§ **Goal**:
Find the lines containing "this" and say how many there are, with no other words.

§ **Exercise data**:
═══

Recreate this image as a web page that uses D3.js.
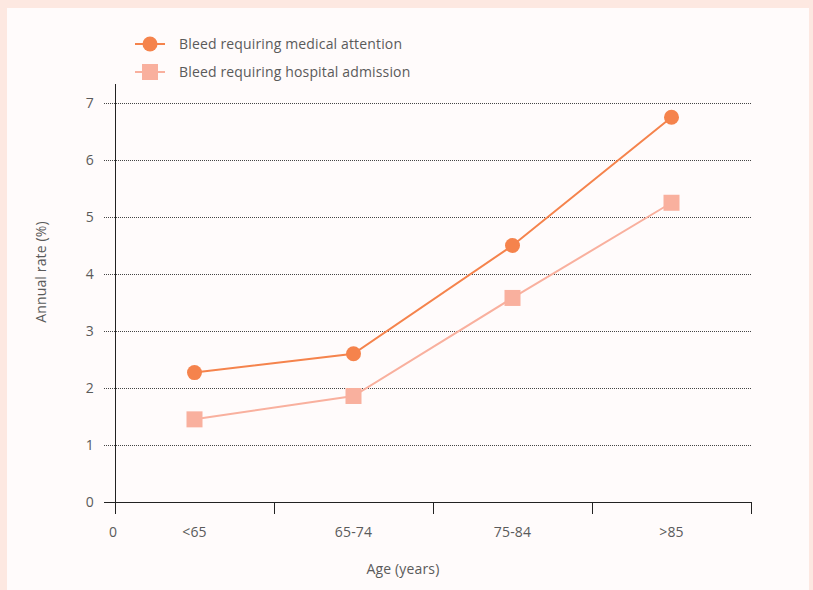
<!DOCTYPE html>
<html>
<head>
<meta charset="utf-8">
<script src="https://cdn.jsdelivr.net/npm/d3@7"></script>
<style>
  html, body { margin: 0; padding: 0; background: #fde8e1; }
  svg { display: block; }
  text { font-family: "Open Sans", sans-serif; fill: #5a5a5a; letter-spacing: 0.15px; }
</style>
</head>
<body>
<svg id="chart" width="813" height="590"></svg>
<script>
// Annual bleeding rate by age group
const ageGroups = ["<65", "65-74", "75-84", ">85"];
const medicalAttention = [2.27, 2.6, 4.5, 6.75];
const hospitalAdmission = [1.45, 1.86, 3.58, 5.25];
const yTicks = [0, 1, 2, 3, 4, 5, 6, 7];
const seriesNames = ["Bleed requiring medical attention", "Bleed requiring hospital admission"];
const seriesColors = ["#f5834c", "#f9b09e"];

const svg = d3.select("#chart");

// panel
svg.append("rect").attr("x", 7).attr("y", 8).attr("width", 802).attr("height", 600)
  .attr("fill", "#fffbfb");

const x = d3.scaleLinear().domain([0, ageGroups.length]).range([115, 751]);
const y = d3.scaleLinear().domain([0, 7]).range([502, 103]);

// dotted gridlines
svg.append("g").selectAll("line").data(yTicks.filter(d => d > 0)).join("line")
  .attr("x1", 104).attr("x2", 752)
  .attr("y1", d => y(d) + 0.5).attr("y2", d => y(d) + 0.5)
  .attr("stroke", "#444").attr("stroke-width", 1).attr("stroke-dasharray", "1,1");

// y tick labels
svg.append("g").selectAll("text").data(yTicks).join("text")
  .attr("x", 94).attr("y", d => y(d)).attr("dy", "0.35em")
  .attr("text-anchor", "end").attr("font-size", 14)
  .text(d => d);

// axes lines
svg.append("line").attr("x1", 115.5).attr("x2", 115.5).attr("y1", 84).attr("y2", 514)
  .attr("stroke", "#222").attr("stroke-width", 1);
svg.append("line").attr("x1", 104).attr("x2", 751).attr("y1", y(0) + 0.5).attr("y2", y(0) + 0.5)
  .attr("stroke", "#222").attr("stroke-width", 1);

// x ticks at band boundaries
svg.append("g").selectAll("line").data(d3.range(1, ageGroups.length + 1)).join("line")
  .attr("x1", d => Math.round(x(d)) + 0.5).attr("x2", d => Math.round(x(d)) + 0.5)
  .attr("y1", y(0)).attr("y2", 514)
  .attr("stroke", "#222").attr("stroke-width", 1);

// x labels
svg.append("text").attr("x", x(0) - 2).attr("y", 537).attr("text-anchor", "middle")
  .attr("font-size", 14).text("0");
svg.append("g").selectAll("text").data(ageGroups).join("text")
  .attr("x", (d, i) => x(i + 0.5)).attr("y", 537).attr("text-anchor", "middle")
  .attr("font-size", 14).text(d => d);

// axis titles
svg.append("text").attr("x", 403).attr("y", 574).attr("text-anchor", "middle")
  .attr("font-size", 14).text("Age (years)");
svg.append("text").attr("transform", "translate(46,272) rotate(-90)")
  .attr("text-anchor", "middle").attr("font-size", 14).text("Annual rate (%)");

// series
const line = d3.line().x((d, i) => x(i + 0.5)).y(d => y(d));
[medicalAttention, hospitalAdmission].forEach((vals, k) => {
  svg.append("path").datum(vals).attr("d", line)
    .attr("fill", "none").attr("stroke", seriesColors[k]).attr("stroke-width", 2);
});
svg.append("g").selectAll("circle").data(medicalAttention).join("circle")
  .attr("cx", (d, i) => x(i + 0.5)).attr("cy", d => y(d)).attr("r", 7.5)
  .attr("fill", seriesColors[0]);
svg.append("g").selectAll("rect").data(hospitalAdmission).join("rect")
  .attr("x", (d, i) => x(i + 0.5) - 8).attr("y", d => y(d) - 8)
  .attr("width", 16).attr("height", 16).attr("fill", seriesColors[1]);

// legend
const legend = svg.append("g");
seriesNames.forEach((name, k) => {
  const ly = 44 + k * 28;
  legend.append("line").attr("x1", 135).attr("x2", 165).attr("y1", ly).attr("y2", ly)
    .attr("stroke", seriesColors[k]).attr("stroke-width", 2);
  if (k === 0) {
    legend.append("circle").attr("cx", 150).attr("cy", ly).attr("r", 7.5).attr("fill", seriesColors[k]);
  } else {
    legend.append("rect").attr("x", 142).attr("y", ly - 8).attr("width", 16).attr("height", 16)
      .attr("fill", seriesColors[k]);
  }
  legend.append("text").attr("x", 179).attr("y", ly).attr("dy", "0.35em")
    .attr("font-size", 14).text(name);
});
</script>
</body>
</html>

═══

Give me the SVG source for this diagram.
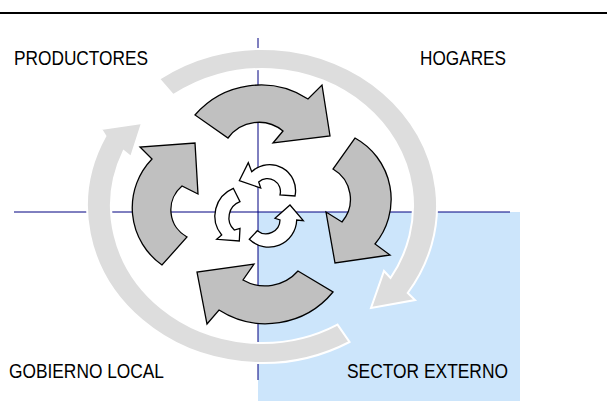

═══

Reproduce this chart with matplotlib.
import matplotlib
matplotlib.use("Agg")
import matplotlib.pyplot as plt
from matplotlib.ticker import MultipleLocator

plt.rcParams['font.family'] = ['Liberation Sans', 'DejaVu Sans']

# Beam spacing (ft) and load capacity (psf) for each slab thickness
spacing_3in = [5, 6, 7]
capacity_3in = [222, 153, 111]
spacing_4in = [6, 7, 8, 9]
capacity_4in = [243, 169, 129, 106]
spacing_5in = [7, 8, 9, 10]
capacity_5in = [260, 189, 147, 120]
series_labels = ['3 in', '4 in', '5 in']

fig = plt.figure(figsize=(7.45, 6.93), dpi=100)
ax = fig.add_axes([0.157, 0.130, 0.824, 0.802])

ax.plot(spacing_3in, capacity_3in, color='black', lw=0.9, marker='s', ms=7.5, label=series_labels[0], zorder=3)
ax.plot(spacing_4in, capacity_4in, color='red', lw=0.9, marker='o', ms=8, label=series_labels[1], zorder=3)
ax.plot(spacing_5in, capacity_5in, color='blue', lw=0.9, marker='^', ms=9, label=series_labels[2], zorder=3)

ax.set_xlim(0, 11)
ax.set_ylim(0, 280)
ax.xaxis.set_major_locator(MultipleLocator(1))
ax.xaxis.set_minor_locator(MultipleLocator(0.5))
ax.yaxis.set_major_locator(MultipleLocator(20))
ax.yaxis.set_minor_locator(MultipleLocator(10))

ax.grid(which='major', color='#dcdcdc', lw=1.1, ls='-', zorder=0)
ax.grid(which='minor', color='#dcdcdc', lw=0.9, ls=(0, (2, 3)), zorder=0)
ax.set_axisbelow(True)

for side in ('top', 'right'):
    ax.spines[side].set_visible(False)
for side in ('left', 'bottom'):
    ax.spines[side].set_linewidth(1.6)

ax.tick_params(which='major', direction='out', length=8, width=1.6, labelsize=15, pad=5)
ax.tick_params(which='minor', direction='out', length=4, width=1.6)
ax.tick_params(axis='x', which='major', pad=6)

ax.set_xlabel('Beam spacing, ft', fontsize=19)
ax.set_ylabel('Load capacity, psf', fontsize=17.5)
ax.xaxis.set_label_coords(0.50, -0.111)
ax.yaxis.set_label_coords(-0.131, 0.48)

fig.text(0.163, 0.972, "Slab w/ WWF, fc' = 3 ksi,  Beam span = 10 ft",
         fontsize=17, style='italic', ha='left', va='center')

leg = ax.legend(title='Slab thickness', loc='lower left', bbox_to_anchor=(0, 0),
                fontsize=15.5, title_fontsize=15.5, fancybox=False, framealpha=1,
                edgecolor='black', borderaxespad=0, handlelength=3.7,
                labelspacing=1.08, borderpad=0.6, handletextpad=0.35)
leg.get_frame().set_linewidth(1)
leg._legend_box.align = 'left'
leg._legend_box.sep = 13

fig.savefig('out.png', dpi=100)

═══

§ **Exercise output**:
3